Operational systems in defense, aerospace, and advanced logistics now operate in environments where the number of possible decisions grows far faster than the computational tools available to manage them. In defense, a single mission may involve dozens of assets, each with timing, geometry, risk, fuel, and survivability constraints. A small change in target behavior can require re-evaluating thousands of possible assignments. Aerospace planning faces similar complexity: satellite constellations must coordinate observation windows, communication schedules, and orbital dynamics, all of which interact in ways that cannot be separated into simpler subproblems. Logistics operations introduce further difficulty through uncertainty and constant environmental change, forcing systems to re-optimize routes, loads, and schedules in real time. These domains share a common feature: decision variables interact, constraints are coupled, and the possible combinations grow exponentially, overwhelming traditional optimization workflows. 

Why Performance and Reliability Matter

The consequences of poor optimization are not abstract; they manifest as operational delays, safety risks, cost overruns, or mission failures. Systems increasingly require not only high-quality solutions but also solutions that adapt quickly to new information. Autonomous platforms, in particular, must operate within strict computational and timing limits while still making sound decisions based on evolving sensor data. In these settings, even small improvements in optimization robustness or speed can translate directly into improved operational outcomes. As environments become more dynamic and adversarial, the demand for algorithms that search complex landscapes efficiently and consistently grows unavoidable.

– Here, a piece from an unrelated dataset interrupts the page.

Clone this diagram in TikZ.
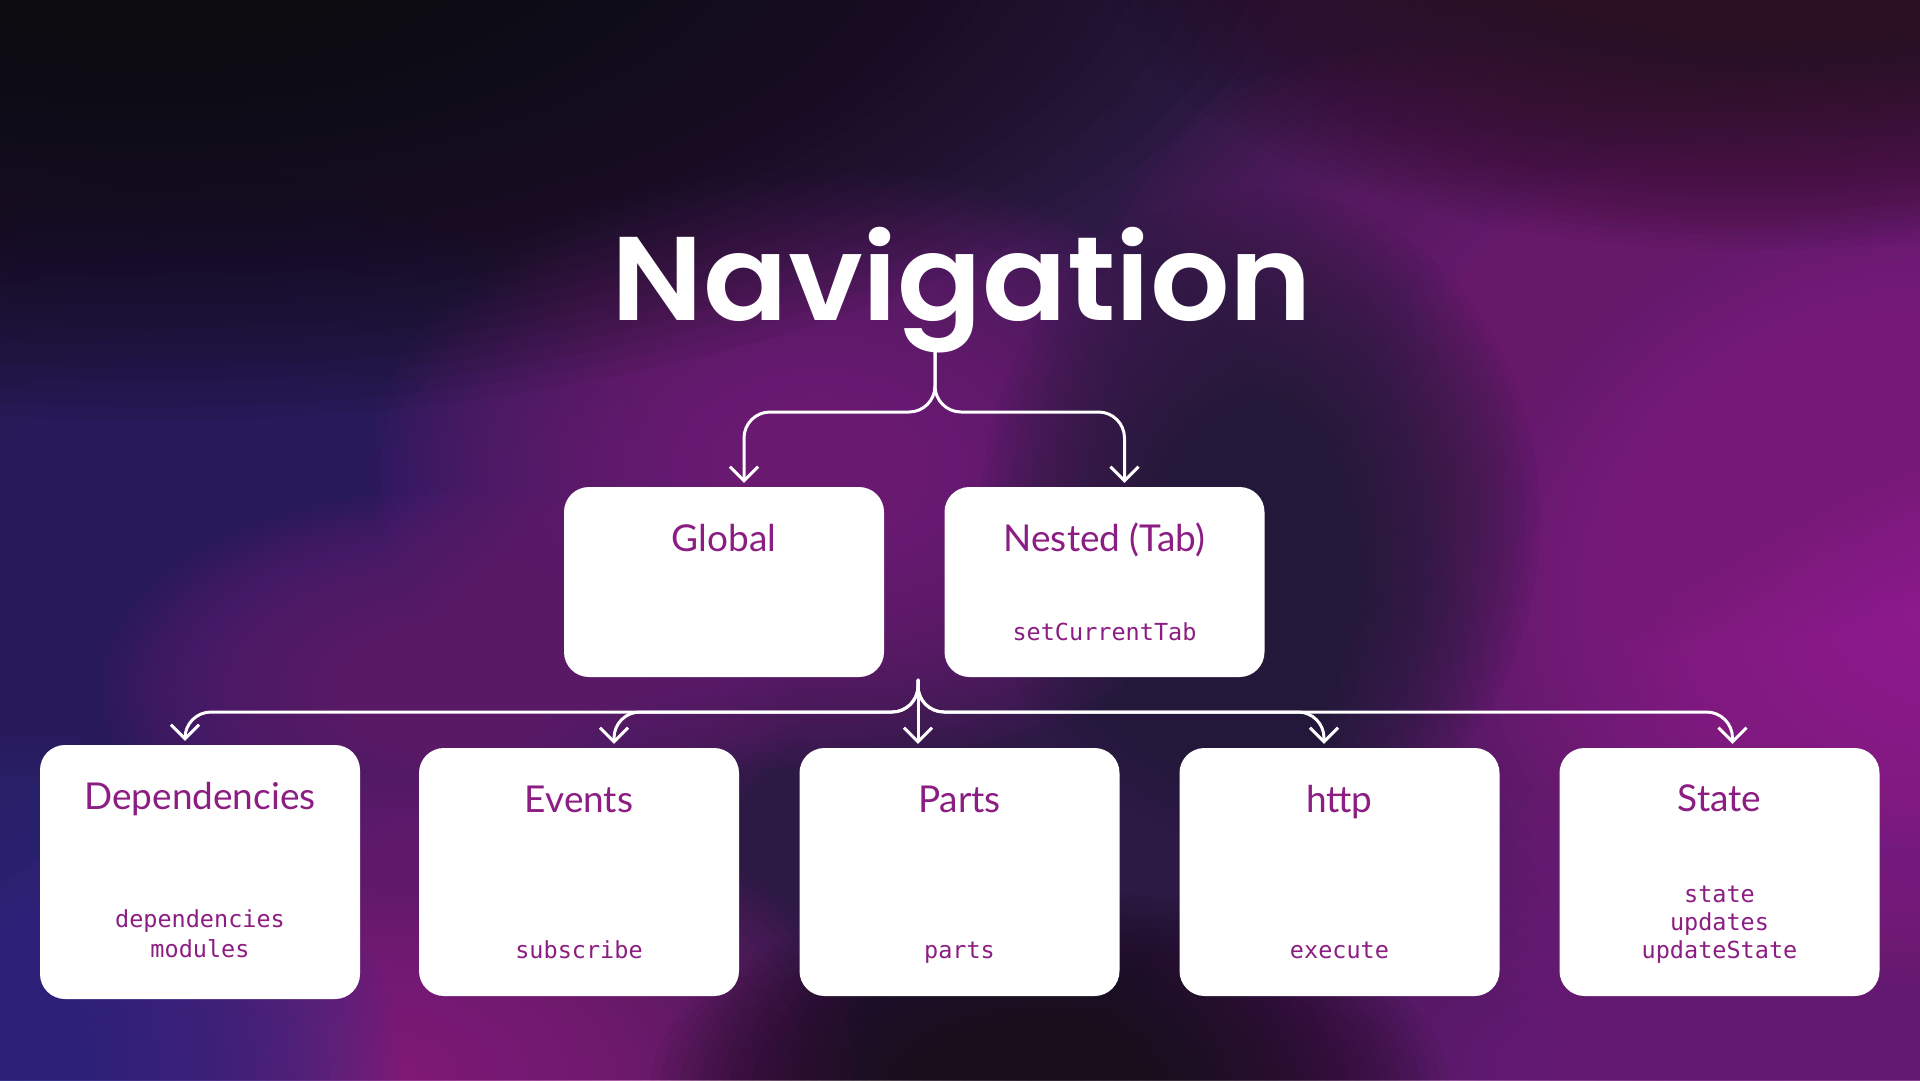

Bottlenecks in Classical Solvers

A significant portion of real-world operational problems fall into the family of NP-hard or NPO-hard quantum optimization problems. In simple terms, NP-hard problems are those for which the number of possible solutions grows so quickly with problem size that no known classical algorithm can guarantee efficient performance on all cases. Even verifying solutions can require substantial computational effort. The difficulty is not due to data volume but due to the structure of the search space: adding one more target, satellite, or vehicle often doubles or triples the number of feasible combinations.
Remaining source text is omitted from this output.